Голуэй не видывал таких пышных похорон. Семь тысяч скорбящих заполнили кладбище в Клифдене и улицы на полмили вокруг, католики и протестанты, приезжие и местные жители, богачи и голодранцы стояли бок о бок под дождем.
Из Лондона привезли двух дочерей лорда Мерридита. Мэри Дуэйн видела их впервые. Одна длинная и тощая, как оглобля, вторая низенькая и пухленькая. Наташа Мерридит. Эмили Мерридит. Точно две сестры, сбежавшие из детской песенки.
Священник из Слайго читал молитвы. Преподобный Поллексфен (Мэри Дуэйн никогда не слышала это имя). Угрюмый, светловолосый, грудь колесом, с огромными ручищами и нечищеными башмаками, произнося торжественные строки псалмов, он дрожал, как дуб в грозу.

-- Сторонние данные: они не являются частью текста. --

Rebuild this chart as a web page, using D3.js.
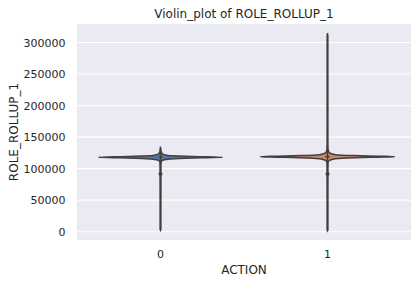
<!DOCTYPE html>
<html><head><meta charset="utf-8">
<script src="https://cdn.jsdelivr.net/npm/d3@7"></script>
<style>body{margin:0;background:#fff}svg{display:block}text{font-family:"DejaVu Sans",sans-serif;fill:#262626}</style>
</head><body><svg id="c" width="417" height="284"></svg>
<script>
const categories = ["0", "1"];
const yTicks = [0, 50000, 100000, 150000, 200000, 250000, 300000];
// density profiles (value, relative half-width)
const density0 = [[2500,0],[4000,0.004],[50000,0.004],[87000,0.005],[90000,0.012],[91500,0.02],[93000,0.012],[96000,0.005],[110000,0.008],[113000,0.03],[115000,0.12],[116500,0.4],[117400,0.75],[118000,1.0],[118700,0.75],[119700,0.4],[121000,0.12],[123500,0.03],[127000,0.01],[131000,0.004],[135000,0]];
const density1 = [[1500,0],[3000,0.004],[50000,0.004],[87000,0.005],[90000,0.012],[91500,0.02],[93000,0.012],[96000,0.005],[110000,0.008],[113000,0.03],[115500,0.12],[117200,0.4],[118200,0.75],[118900,1.0],[119700,0.75],[120700,0.4],[122200,0.12],[125000,0.03],[129000,0.01],[140000,0.004],[250000,0.003],[310000,0.003],[315000,0]];
const maxHalfWidth = [62, 67];
const boxStats = [{q1:117400,q3:119200,lo:2500,hi:131000},{q1:117800,q3:120200,lo:1500,hi:312000}];
const colors = ["#5975a4", "#cc8963"];

const svg = d3.select("#c");
const L = 77, R = 411, T = 24, B = 240;
svg.append("rect").attr("x", L).attr("y", T).attr("width", R - L).attr("height", B - T).attr("fill", "#eaeaf2");
const y = d3.scaleLinear().domain([-13200, 329400]).range([B, T]);
const x = d3.scaleBand().domain(categories).range([L, R]);

svg.append("g").selectAll("line").data(yTicks).join("line")
  .attr("x1", L).attr("x2", R).attr("y1", d => y(d)).attr("y2", d => y(d))
  .attr("stroke", "#fff").attr("stroke-width", 1.1);

const yAxis = svg.append("g").attr("transform", `translate(${L},0)`)
  .call(d3.axisLeft(y).tickValues(yTicks).tickSize(0).tickPadding(11.5).tickFormat(d3.format("d")));
yAxis.select(".domain").remove();
yAxis.selectAll("text").attr("font-size", 11).attr("fill", "#262626").style("font-family", "DejaVu Sans");

const xAxis = svg.append("g").attr("transform", `translate(0,${B})`)
  .call(d3.axisBottom(x).tickSize(0).tickPadding(10));
xAxis.select(".domain").remove();
xAxis.selectAll("text").attr("font-size", 11).attr("fill", "#262626").style("font-family", "DejaVu Sans");

const dens = [density0, density1];
categories.forEach((c, i) => {
  const cx = x(c) + x.bandwidth() / 2;
  const w = d3.scaleLinear().domain([0, 1]).range([0, maxHalfWidth[i]]);
  const area = d3.area().curve(d3.curveMonotoneY)
    .y(d => y(d[0])).x0(d => cx - w(d[1])).x1(d => cx + w(d[1]));
  svg.append("path").datum(dens[i]).attr("d", area)
    .attr("fill", colors[i]).attr("stroke", "#3f3f3f").attr("stroke-width", 1.5);
  const b = boxStats[i];
  svg.append("line").attr("x1", cx).attr("x2", cx).attr("y1", y(b.lo)).attr("y2", y(b.hi))
    .attr("stroke", "#3f3f3f").attr("stroke-width", 1.5);
  svg.append("line").attr("x1", cx).attr("x2", cx).attr("y1", y(b.q1)).attr("y2", y(b.q3))
    .attr("stroke", "#3f3f3f").attr("stroke-width", 4.5);
});

svg.append("text").attr("x", (L + R) / 2).attr("y", 17.5).attr("text-anchor", "middle")
  .attr("font-size", 12).text("Violin_plot of ROLE_ROLLUP_1");
svg.append("text").attr("x", (L + R) / 2).attr("y", 274).attr("text-anchor", "middle")
  .attr("font-size", 12).text("ACTION");
svg.append("text").attr("transform", `translate(18,${(T + B) / 2}) rotate(-90)`).attr("text-anchor", "middle")
  .attr("font-size", 12).text("ROLE_ROLLUP_1");
</script></body></html>
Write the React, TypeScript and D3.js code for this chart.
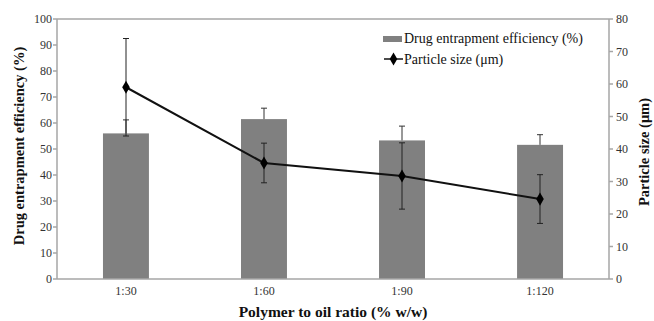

Гроб леди Верити опустили в могилу. Ударили в колокол. На соседнем поле мычала корова. На поясе лорда Мерридита дребезжала ослабшая пряжка. Капли дождя усеивали его эполеты. Ветер шелестел листвой каштана.
А потом раздался еще один звук.
Из толпы позади Мэри донесся голос. Голос какой-то старухи. Потом еще и еще.
Поначалу негромкие, голоса стремительно набирали силу, распространялись, звучали парно и по три. К их хору присоединились мужчины и дети. Все новые и новые люди подхватывали общую молитву. Голоса становились громче, нарастали волною, эхо их отражалось от гранитных стен церкви, Мэри Дуэйн казалось, будто звук исходит от черной сырой земли и никогда не умолкнет.
«Аве Мария» на ирландском.
Мэри не забудет этого до самой смерти. Дэвид Мерридит, ее Дэвид, в отцовском плаще молился по-ирландски со своими будущими арендаторами, бормотал слова, точно разговаривал во сне, поднимал красивое лицо к дождю; страшно было видеть, как плачет лорд Мерридит.
Anois, agus ar uair dr mbais: Amen.
Ныне и в час смерти нашей.
Глава 8
ТО, О ЧЕМ НЕ ГОВОРЯТ
В которой продолжается описание ранних лет мисс Дуэйн: открытие географии и определенные вопросы, касающиеся английского языка
Лорд Мерридит манкировал опрятностью. Некогда аккуратная седая бородка отросла, перепуталась, под ногтями копилась грязь, зубы утратили белизну, пожелтели и почернели, словно клавиши старого рояля. На лице и шее виднелись волдыри, какие Мэри Дуэйн однажды заметила на его руках. Выглядели они страшно. Порой кровоточили. Как-то раз на рассвете она видела, как лорд бродит по лугу Лоуэр-Лок, бьет тростью по россыпям камней. Заметив ее, крикнул: убирайся с глаз моих. Некоторые говорили, что от лорда пахнет, как из сточной канавы. Другие сообщали, что он пристрастился к виски. Часто забывал надеть чистое платье.
Порой ночью они слышали, как лорд Мерридит орет у себя во дворе (дом Дуэйнов располагался в четверти мили от усадьбы). В поместье о нем ходили странные слухи: будто он избивал сына, пока тот не взмолился о пощаде, будто свалил в кучу наряды покойной жены и поджег. Скотники шептались, что он жесток к животным: до смерти забил кнутом лошадь, принадлежавшую леди Верити. Мэри Дуэйн не верила, что лорд Мерридит способен на такое. Он обожает своих лошадей.
— Больше, чем своих людей, — сказал ее отец.